Task prompt -> Here is the task for the listing below: output exactly the lines from the one containing "Emit a component" through the one containing "1.97, 2.24, 2.4];", and leave out the pictures.

Given records ->
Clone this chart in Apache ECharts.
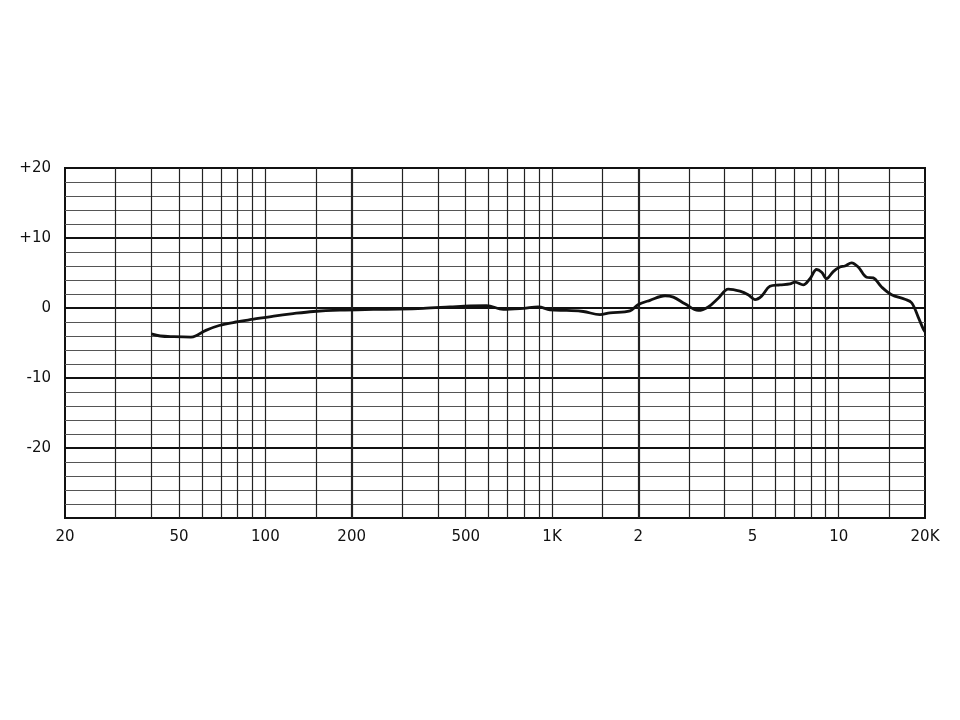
<!DOCTYPE html>
<html>
<head>
<meta charset="utf-8">
<script src="https://cdn.jsdelivr.net/npm/echarts@6/dist/echarts.min.js"></script>
<style>html,body{margin:0;padding:0;background:#fff;}#c{width:960px;height:720px;}</style>
</head>
<body>
<div id="c"></div>
<script>
// Frequency response data (Hz, dB)
const freqHz = [40, 43, 48, 55, 57, 62, 69, 79, 91, 107, 125, 147, 182, 238, 294, 355, 440, 517, 591, 676, 794, 895, 984, 1125, 1286, 1469, 1592, 1870, 2000, 2196, 2478, 2650, 2907, 3236, 3507, 3800, 4119, 4523, 4833, 5103, 5383, 5754, 6237, 6762, 7036, 7520, 7940, 8375, 8720, 9075, 9570, 10100, 10515, 11090, 11700, 12510, 13195, 14115, 15295, 17020, 17960, 18940, 19700, 20000];
const levelDb = [-3.7, -4.0, -4.1, -4.15, -4.0, -3.2, -2.5, -2.0, -1.6, -1.15, -0.8, -0.5, -0.3, -0.2, -0.15, -0.05, 0.15, 0.3, 0.35, -0.2, -0.05, 0.15, -0.25, -0.35, -0.5, -0.95, -0.7, -0.4, 0.5, 1.1, 1.75, 1.55, 0.6, -0.35, 0.15, 1.4, 2.7, 2.4, 1.9, 1.2, 1.7, 3.1, 3.3, 3.45, 3.7, 3.3, 4.2, 5.5, 5.1, 4.2, 5.2, 5.85, 6.0, 6.45, 5.85, 4.4, 4.3, 3.0, 1.9, 1.25, 0.75, -1.3, -2.95, -3.4];

// Vertical grid lines (Hz)
const gridFreqs = [30, 40, 50, 60, 70, 80, 90, 100, 150, 200, 300, 400, 500, 600, 700, 800, 900, 1000, 1500, 2000, 3000, 4000, 5000, 6000, 7000, 8000, 9000, 10000, 15000];
const boldFreqs = [200, 2000];

// X tick labels
const xTickFreqs = [20, 50, 100, 200, 500, 1000, 2000, 5000, 10000, 20000];
const xTickLabels = ['20', '50', '100', '200', '500', '1K', '2', '5', '10', '20K'];
const yAxisMin = -30;

const chart = echarts.init(document.getElementById('c'));

const gridLineData = gridFreqs.map(f => ({
  xAxis: f,
  lineStyle: { color: '#222', width: boldFreqs.includes(f) ? 2.2 : 1.2, type: 'solid' },
  label: { show: false }
}));

chart.setOption({
  animation: false,
  backgroundColor: '#fff',
  grid: { left: 65, right: 35, top: 168, bottom: 202, show: true, borderColor: '#111', borderWidth: 2, backgroundColor: 'transparent' },
  xAxis: {
    type: 'log', logBase: 10, min: 20, max: 20000,
    axisLine: { show: false }, axisTick: { show: false }, axisLabel: { show: false },
    splitLine: { show: false }, minorSplitLine: { show: false }
  },
  yAxis: {
    type: 'value', min: yAxisMin, max: 20, interval: 10,
    axisLine: { show: false }, axisTick: { show: false },
    axisLabel: {
      margin: 14, color: '#111', fontSize: 15, fontFamily: 'DejaVu Sans',
      formatter: v => v === -30 ? '' : (v > 0 ? '+' + v : String(v))
    },
    splitLine: { show: true, lineStyle: { color: '#111', width: 2 } },
    minorTick: { show: false, splitNumber: 5 },
    minorSplitLine: { show: true, lineStyle: { color: '#555', width: 1 } }
  },
  series: [{
    type: 'line',
    data: freqHz.map((f, i) => [f, levelDb[i]]),
    smooth: 0.35,
    showSymbol: false,
    lineStyle: { color: '#111', width: 2.8 },
    z: 5,
    markLine: {
      silent: true, symbol: 'none', animation: false,
      data: gridLineData
    }
  }, {
    type: 'scatter',
    silent: true,
    clip: false,
    symbolSize: 0,
    itemStyle: { opacity: 1, color: '#111' },
    data: xTickFreqs.map((f, i) => ({ value: [f, yAxisMin], name: xTickLabels[i] })),
    label: {
      show: true, position: 'bottom', distance: 12, formatter: p => p.name,
      color: '#111', opacity: 1, fontSize: 15, fontFamily: 'DejaVu Sans'
    }
  }]
});
</script>
</body>
</html>
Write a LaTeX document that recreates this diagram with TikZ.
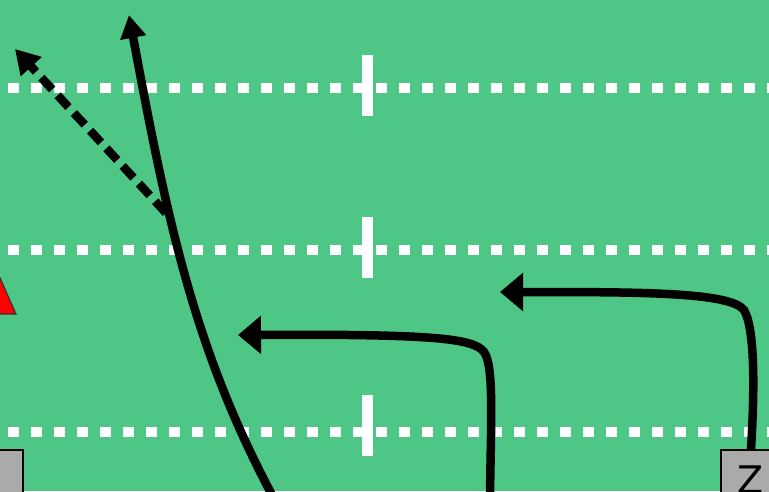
\documentclass[tikz,border=0pt]{standalone}
\usepackage{fontspec}
\newfontfamily\labelfont{DejaVu Sans}
\usetikzlibrary{arrows.meta}
\definecolor{field}{RGB}{77,198,134}
\definecolor{boxgray}{RGB}{170,170,170}
\tikzset{
  yardline/.style={white, line width=10pt, dash pattern=on 11pt off 12pt},
  tickmark/.style={fill=white, draw=none},
  route/.style={black, line width=8.5pt},
  hhead/.style={-{Triangle[length=23pt,width=37pt]}},
  vhead/.style={-{Triangle[length=23pt,width=25pt]}},
  player/.style={draw=black, fill=boxgray, line width=1.5pt, minimum width=60pt, minimum height=60pt, inner sep=0pt, font=\labelfont\fontsize{38}{38}\selectfont},
}
\begin{document}
\begin{tikzpicture}[x=1pt,y=-1pt]
\useasboundingbox (0,0) rectangle (769,491);
\clip (0,0) rectangle (769,491);
\fill[field] (0,0) rectangle (769,491);
% yard lines
\foreach \y/\t in {88/55,250/217,432/395}{
  \draw[yardline] (8,\y) -- (775,\y);
  \fill[tickmark] (362,\t) rectangle (373,\t+61);
}
% red triangle
\filldraw[fill=red, draw=black!80, line width=1.2pt] (-17,314) -- (0,278) -- (16,314) -- cycle;
% players
\node[player] (lb) at (-7,480) {};
\node[player] (z) at (751,480) {Z};
% coordinates
\coordinate (s1) at (272,495);
\coordinate (t1) at (129,15);
\coordinate (j) at (166,213);
\coordinate (t2) at (15,49);
\coordinate (s3) at (490,495);
\coordinate (t3) at (238,335);
\coordinate (t4) at (500,292);
% long route
\draw[route, vhead] (s1) .. controls (195,350) and (168,225) .. (t1);
% dashed branch
\draw[route, dash pattern=on 16pt off 8pt, -{Triangle[length=24pt,width=27pt]}] (j) -- (t2);
% in route
\draw[route, hhead] (s3) .. controls (491,420) and (494,365) .. (484,352)
  .. controls (474,338) and (430,334) .. (t3);
% Z route
\draw[route, hhead] (z.north) .. controls (754,400) and (756,330) .. (744,310)
  .. controls (730,292) and (640,292) .. (t4);
\end{tikzpicture}
\end{document}
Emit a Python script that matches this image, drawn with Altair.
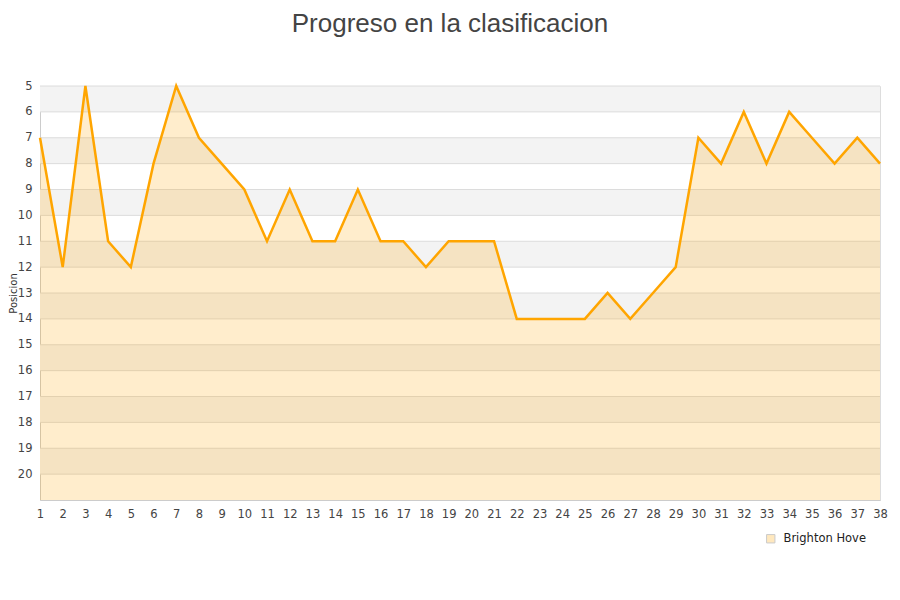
import altair as alt
import pandas as pd

jornadas = list(range(1, 39))
posiciones = [7, 12, 5, 11, 12, 8, 5, 7, 8, 9, 11, 9, 11, 11, 9, 11, 11, 12, 11, 11, 11,
              14, 14, 14, 14, 13, 14, 13, 12, 7, 8, 6, 8, 6, 7, 8, 7, 8]
equipo = "Brighton Hove"
band_start = [5, 7, 9, 11, 13, 15, 17, 19]
band_end = [6, 8, 10, 12, 14, 16, 18, 20]
y_ticks = list(range(5, 21))

df = pd.DataFrame({"jornada": jornadas, "pos": posiciones, "equipo": [equipo] * len(jornadas)})
bands = pd.DataFrame({"y0": band_start, "y1": band_end})

W, H = 840, 414
xscale = alt.Scale(domain=[1, 38], nice=False, zero=False)
yscale = alt.Scale(domain=[5, 21], reverse=True, nice=False, zero=False)

xaxis = alt.Axis(values=jornadas, title=None, grid=False, ticks=False, format="d",
                 labelOverlap=False, labelFlush=False)
yaxis = alt.Axis(values=y_ticks, title="Posicion", grid=False, ticks=False,
                 labelOverlap=False, labelFlush=False, titleFont="DejaVu Sans",
                 titleFontSize=10, titleFontWeight="normal", titleColor="#333",
                 titleX=-22, titleY=H / 2, titleAngle=270, titleAlign="center",
                 titleBaseline="bottom")

band_layer = alt.Chart(bands).mark_rect(color="#f3f3f3").encode(
    x=alt.value(0), x2=alt.value(W),
    y=alt.Y("y0:Q", scale=yscale, axis=yaxis), y2="y1:Q",
)

grid = alt.Chart(pd.DataFrame({"v": y_ticks})).mark_rule(color="#dcdcdc", strokeWidth=1).encode(
    y=alt.Y("v:Q", scale=yscale, axis=yaxis),
    x=alt.value(0), x2=alt.value(W),
)

area = alt.Chart(df).mark_area(opacity=0.2).encode(
    x=alt.X("jornada:Q", scale=xscale, axis=xaxis),
    y=alt.Y("pos:Q", scale=yscale, axis=yaxis),
    y2=alt.datum(21),
    fill=alt.Fill("equipo:N", scale=alt.Scale(range=["#ffa500"]),
                  legend=alt.Legend(title=None, orient="none", legendX=725, legendY=447,
                                    symbolType="square", symbolSize=70, symbolStrokeColor="#333",
                                    symbolStrokeWidth=1, labelFontSize=11.5, labelColor="#222",
                                    labelFont="DejaVu Sans", labelOffset=7, padding=0,
                                    symbolOpacity=0.25)),
)

line = alt.Chart(df).mark_line(color="#ffa500", strokeWidth=2.5).encode(
    x=alt.X("jornada:Q", scale=xscale, axis=xaxis),
    y=alt.Y("pos:Q", scale=yscale, axis=yaxis),
)

chart = alt.layer(band_layer, grid, area, line).properties(
    width=W, height=H,
    autosize=alt.AutoSizeParams(type="none"),
    padding={"left": 32, "top": 78, "right": 12, "bottom": 60},
    title=alt.TitleParams("Progreso en la clasificacion", font="Liberation Sans", fontSize=26,
                          fontWeight="normal", color="#444", anchor="middle", frame="group",
                          dx=-10, offset=43),
).configure_view(stroke="#dddddd").configure(background="white").configure_axis(
    domainColor="#cccccc", labelColor="#444", labelFontSize=11.5, labelFont="DejaVu Sans",
    labelPadding=8, labelOverlap=False, labelFlush=False,
)

chart.save("out.html", embed_options={"renderer": "svg", "actions": False})
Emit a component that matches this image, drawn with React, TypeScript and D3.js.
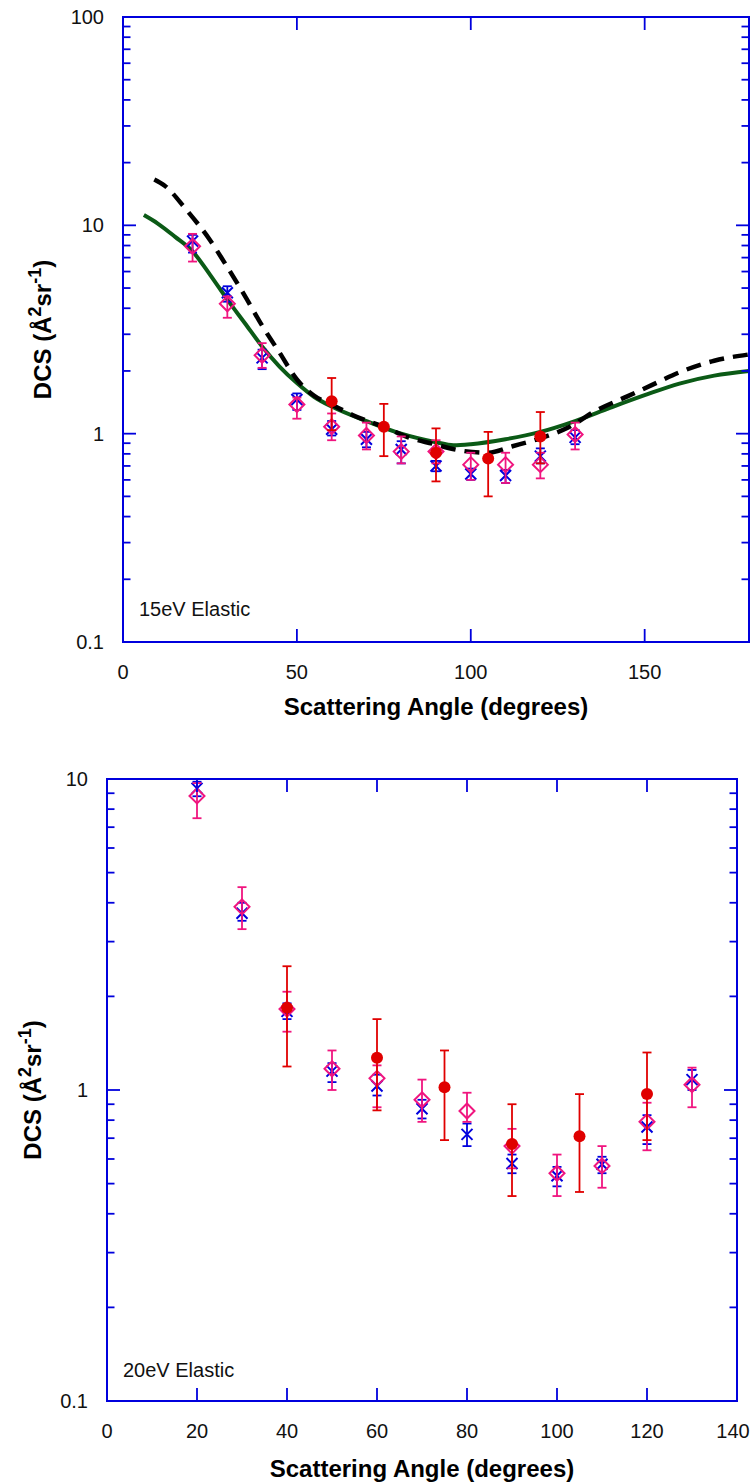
import React from 'react';
import * as d3 from 'd3';

// ---- 15 eV elastic ----
const angles15 = [20, 30, 40, 50, 60, 70, 80, 90, 100, 110, 120, 130];
const blue15 = [8.4, 4.75, 2.31, 1.46, 1.05, 0.94, 0.84, 0.7, 0.64, 0.63, 0.78, 0.96];
const blue15Lo = [7.4, 4.3, 2.04, 1.3, 0.98, 0.86, 0.72, 0.66, 0.6, 0.58, 0.72, 0.89];
const blue15Hi = [9.0, 5.1, 2.53, 1.56, 1.15, 1.02, 0.92, 0.74, 0.68, 0.67, 0.85, 1.04];
const mag15 = [7.93, 4.2, 2.38, 1.38, 1.08, 0.98, 0.82, 0.82, 0.71, 0.71, 0.71, 0.99];
const mag15Lo = [6.7, 3.6, 2.07, 1.18, 0.93, 0.84, 0.72, 0.72, 0.6, 0.58, 0.61, 0.84];
const mag15Hi = [9.1, 4.56, 2.72, 1.49, 1.25, 1.13, 0.97, 0.93, 0.81, 0.81, 0.81, 1.13];
const redAngles15 = [60, 75, 90, 105, 120];
const red15 = [1.43, 1.08, 0.81, 0.76, 0.97];
const red15Lo = [1.04, 0.78, 0.59, 0.5, 0.72];
const red15Hi = [1.85, 1.39, 1.06, 1.02, 1.27];

const greenAngles = [6, 10, 15, 20, 25, 30, 35, 40, 45, 50, 55, 60, 70, 80, 90, 95, 100, 110, 120, 130, 140, 150, 160, 170, 180];
const greenDcs = [11.2, 10.2, 8.8, 7.5, 5.8, 4.4, 3.4, 2.62, 2.1, 1.75, 1.5, 1.35, 1.15, 1.0, 0.91, 0.88, 0.89, 0.94, 1.02, 1.15, 1.33, 1.53, 1.74, 1.9, 2.0];
const dashAngles = [9, 12, 18, 25, 30, 35, 40, 45, 50, 55, 60, 66, 76, 82, 89, 97, 105, 112, 120, 128, 136, 145, 152, 160, 170, 180];
const dashDcs = [16.6, 15.5, 12.0, 8.5, 6.3, 4.6, 3.3, 2.45, 1.82, 1.52, 1.38, 1.23, 1.06, 0.96, 0.895, 0.83, 0.81, 0.87, 0.95, 1.07, 1.29, 1.51, 1.71, 1.97, 2.24, 2.4];

// ---- 20 eV elastic ----
const angles20 = [20, 30, 40, 50, 60, 70, 80, 90, 100, 110, 120, 130];
const blue20 = [9.33, 3.7, 1.79, 1.15, 1.03, 0.87, 0.72, 0.58, 0.53, 0.577, 0.76, 1.08];
const blue20Lo = [8.8, 3.5, 1.69, 1.06, 0.96, 0.81, 0.66, 0.54, 0.49, 0.54, 0.67, 1.0];
const blue20Hi = [9.8, 4.0, 1.9, 1.22, 1.12, 0.93, 0.78, 0.62, 0.566, 0.61, 0.83, 1.16];
const mag20 = [8.82, 3.88, 1.82, 1.17, 1.09, 0.93, 0.856, 0.66, 0.54, 0.57, 0.79, 1.04];
const mag20Lo = [7.48, 3.29, 1.54, 1.0, 0.88, 0.79, 0.79, 0.56, 0.456, 0.485, 0.64, 0.88];
const mag20Hi = [9.7, 4.49, 2.07, 1.34, 1.2, 1.08, 0.98, 0.75, 0.62, 0.66, 0.91, 1.18];
const redAngles20 = [40, 60, 75, 90, 105, 120];
const red20 = [1.84, 1.27, 1.02, 0.67, 0.71, 0.97];
const red20Lo = [1.19, 0.86, 0.69, 0.456, 0.47, 0.69];
const red20Hi = [2.5, 1.69, 1.34, 0.9, 0.97, 1.32];

const xTicks15 = [0, 50, 100, 150];
const xTicks20 = [0, 20, 40, 60, 80, 100, 120, 140];

const FONT = '"Liberation Sans", Arial, sans-serif';
const AXIS = '#0000dd';
const BLUE = '#0000dd';
const MAGENTA = '#f0157f';
const RED = '#e00000';
const GREEN = '#0b5a16';

const zip = (a, v, lo, hi) => a.map((x, i) => ({ a: x, v: v[i], lo: lo[i], hi: hi[i] }));

function ErrBar({ x, y, d, color }) {
  const y0 = y(d.lo), y1 = y(d.hi), cx = x(d.a);
  return (
    <g stroke={color} strokeWidth={1.8}>
      <line x1={cx} x2={cx} y1={y0} y2={y1} />
      <line x1={cx - 4.5} x2={cx + 4.5} y1={y0} y2={y0} />
      <line x1={cx - 4.5} x2={cx + 4.5} y1={y1} y2={y1} />
    </g>
  );
}

function Panel({ box, xMax, xTicks, yMin, yMax, blue, mag, red, lines, label, labelPos, yTitleX, xTitleY }) {
  const x = d3.scaleLinear().domain([0, xMax]).range([box.left, box.right]);
  const y = d3.scaleLog().domain([yMin, yMax]).range([box.bottom, box.top]);
  const line = d3.line().x(d => x(d[0])).y(d => y(d[1])).curve(d3.curveMonotoneX);

  const minor = [];
  const major = [];
  for (let dec = yMin; dec < yMax * 0.999; dec *= 10) {
    major.push(dec);
    for (let k = 2; k <= 9; k++) minor.push(dec * k);
  }
  major.push(yMax);
  const fmt = v => (v < 1 ? v.toFixed(1) : String(Math.round(v)));
  const cy = (box.top + box.bottom) / 2;

  return (
    <g fontFamily={FONT}>
      {lines.map((l, i) => (
        <path key={i} d={line(l.pts)} fill="none" stroke={l.color} strokeWidth={l.width}
          strokeDasharray={l.dash || null} />
      ))}
      {blue.map((d, i) => (
        <g key={'b' + i}>
          <ErrBar x={x} y={y} d={d} color={BLUE} />
          <path d={`M${x(d.a) - 5.5},${y(d.v) - 5.5}L${x(d.a) + 5.5},${y(d.v) + 5.5}M${x(d.a) - 5.5},${y(d.v) + 5.5}L${x(d.a) + 5.5},${y(d.v) - 5.5}`}
            stroke={BLUE} strokeWidth={2} />
        </g>
      ))}
      {mag.map((d, i) => (
        <g key={'m' + i}>
          <ErrBar x={x} y={y} d={d} color={MAGENTA} />
          <path d={`M${x(d.a)},${y(d.v) - 7.5}L${x(d.a) + 7.5},${y(d.v)}L${x(d.a)},${y(d.v) + 7.5}L${x(d.a) - 7.5},${y(d.v)}Z`}
            fill="none" stroke={MAGENTA} strokeWidth={2} />
        </g>
      ))}
      {red.map((d, i) => (
        <g key={'r' + i}>
          <ErrBar x={x} y={y} d={d} color={RED} />
          <circle cx={x(d.a)} cy={y(d.v)} r={6} fill={RED} />
        </g>
      ))}

      {/* frame */}
      <rect x={box.left} y={box.top} width={box.right - box.left} height={box.bottom - box.top}
        fill="none" stroke={AXIS} strokeWidth={2} />
      {minor.map(v => (
        <g key={'mn' + v} stroke={AXIS} strokeWidth={1.8}>
          <line x1={box.left} x2={box.left + 7.5} y1={y(v)} y2={y(v)} />
          <line x1={box.right} x2={box.right - 7.5} y1={y(v)} y2={y(v)} />
        </g>
      ))}
      {major.map(v => (
        <g key={'mj' + v}>
          <line x1={box.left} x2={box.left + 13} y1={y(v)} y2={y(v)} stroke={AXIS} strokeWidth={1.8} />
          <line x1={box.right} x2={box.right - 13} y1={y(v)} y2={y(v)} stroke={AXIS} strokeWidth={1.8} />
          <text x={box.left - 19} y={y(v)} dy="0.35em" textAnchor="end" fontSize={20} fill="#111">{fmt(v)}</text>
        </g>
      ))}
      {xTicks.map(t => (
        <g key={'x' + t}>
          {t > 0 && t < xMax && (
            <g stroke={AXIS} strokeWidth={1.8}>
              <line x1={x(t)} x2={x(t)} y1={box.bottom} y2={box.bottom - 13} />
              <line x1={x(t)} x2={x(t)} y1={box.top} y2={box.top + 13} />
            </g>
          )}
          <text x={Math.min(x(t), 750 - 17)} y={box.bottom + 37} textAnchor="middle" fontSize={20} fill="#111">{t}</text>
        </g>
      ))}
      <text x={labelPos[0]} y={labelPos[1]} fontSize={20} fill="#111">{label}</text>
      <text x={(box.left + box.right) / 2} y={xTitleY} textAnchor="middle" fontSize={24}
        fontWeight="bold" fill="#000">Scattering Angle (degrees)</text>
      <text transform={`translate(${yTitleX},${cy}) rotate(-90)`} textAnchor="middle" fontSize={24}
        fontWeight="bold" fill="#000">
        DCS (Å<tspan fontSize={18} dy={-10}>2</tspan><tspan dy={10}>sr</tspan>
        <tspan fontSize={18} dy={-10}>-1</tspan><tspan dy={10}>)</tspan>
      </text>
    </g>
  );
}

export default function App() {
  const lines15 = [
    { pts: greenAngles.map((a, i) => [a, greenDcs[i]]), color: GREEN, width: 4 },
    { pts: dashAngles.map((a, i) => [a, dashDcs[i]]), color: '#000', width: 4.5, dash: '15 9' },
  ];
  return (
    <svg width={751} height={1484} style={{ position: 'absolute', left: 0, top: 0, background: '#fff' }}>
      <Panel
        box={{ left: 123, right: 749, top: 17, bottom: 642 }}
        xMax={180} xTicks={xTicks15} yMin={0.1} yMax={100}
        blue={zip(angles15, blue15, blue15Lo, blue15Hi)}
        mag={zip(angles15, mag15, mag15Lo, mag15Hi)}
        red={zip(redAngles15, red15, red15Lo, red15Hi)}
        lines={lines15}
        label="15eV Elastic" labelPos={[139, 616]}
        yTitleX={51} xTitleY={715}
      />
      <Panel
        box={{ left: 107, right: 737, top: 779, bottom: 1401 }}
        xMax={140} xTicks={xTicks20} yMin={0.1} yMax={10}
        blue={zip(angles20, blue20, blue20Lo, blue20Hi)}
        mag={zip(angles20, mag20, mag20Lo, mag20Hi)}
        red={zip(redAngles20, red20, red20Lo, red20Hi)}
        lines={[]}
        label="20eV Elastic" labelPos={[123, 1377]}
        yTitleX={41} xTitleY={1477}
      />
    </svg>
  );
}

Solution for this problem ->
Emit a component that matches this image, drawn with React, TypeScript and D3.js.
import React from 'react';
import * as d3 from 'd3';

// ---- 15 eV elastic ----
const angles15 = [20, 30, 40, 50, 60, 70, 80, 90, 100, 110, 120, 130];
const blue15 = [8.4, 4.75, 2.31, 1.46, 1.05, 0.94, 0.84, 0.7, 0.64, 0.63, 0.78, 0.96];
const blue15Lo = [7.4, 4.3, 2.04, 1.3, 0.98, 0.86, 0.72, 0.66, 0.6, 0.58, 0.72, 0.89];
const blue15Hi = [9.0, 5.1, 2.53, 1.56, 1.15, 1.02, 0.92, 0.74, 0.68, 0.67, 0.85, 1.04];
const mag15 = [7.93, 4.2, 2.38, 1.38, 1.08, 0.98, 0.82, 0.82, 0.71, 0.71, 0.71, 0.99];
const mag15Lo = [6.7, 3.6, 2.07, 1.18, 0.93, 0.84, 0.72, 0.72, 0.6, 0.58, 0.61, 0.84];
const mag15Hi = [9.1, 4.56, 2.72, 1.49, 1.25, 1.13, 0.97, 0.93, 0.81, 0.81, 0.81, 1.13];
const redAngles15 = [60, 75, 90, 105, 120];
const red15 = [1.43, 1.08, 0.81, 0.76, 0.97];
const red15Lo = [1.04, 0.78, 0.59, 0.5, 0.72];
const red15Hi = [1.85, 1.39, 1.06, 1.02, 1.27];

const greenAngles = [6, 10, 15, 20, 25, 30, 35, 40, 45, 50, 55, 60, 70, 80, 90, 95, 100, 110, 120, 130, 140, 150, 160, 170, 180];
const greenDcs = [11.2, 10.2, 8.8, 7.5, 5.8, 4.4, 3.4, 2.62, 2.1, 1.75, 1.5, 1.35, 1.15, 1.0, 0.91, 0.88, 0.89, 0.94, 1.02, 1.15, 1.33, 1.53, 1.74, 1.9, 2.0];
const dashAngles = [9, 12, 18, 25, 30, 35, 40, 45, 50, 55, 60, 66, 76, 82, 89, 97, 105, 112, 120, 128, 136, 145, 152, 160, 170, 180];
const dashDcs = [16.6, 15.5, 12.0, 8.5, 6.3, 4.6, 3.3, 2.45, 1.82, 1.52, 1.38, 1.23, 1.06, 0.96, 0.895, 0.83, 0.81, 0.87, 0.95, 1.07, 1.29, 1.51, 1.71, 1.97, 2.24, 2.4];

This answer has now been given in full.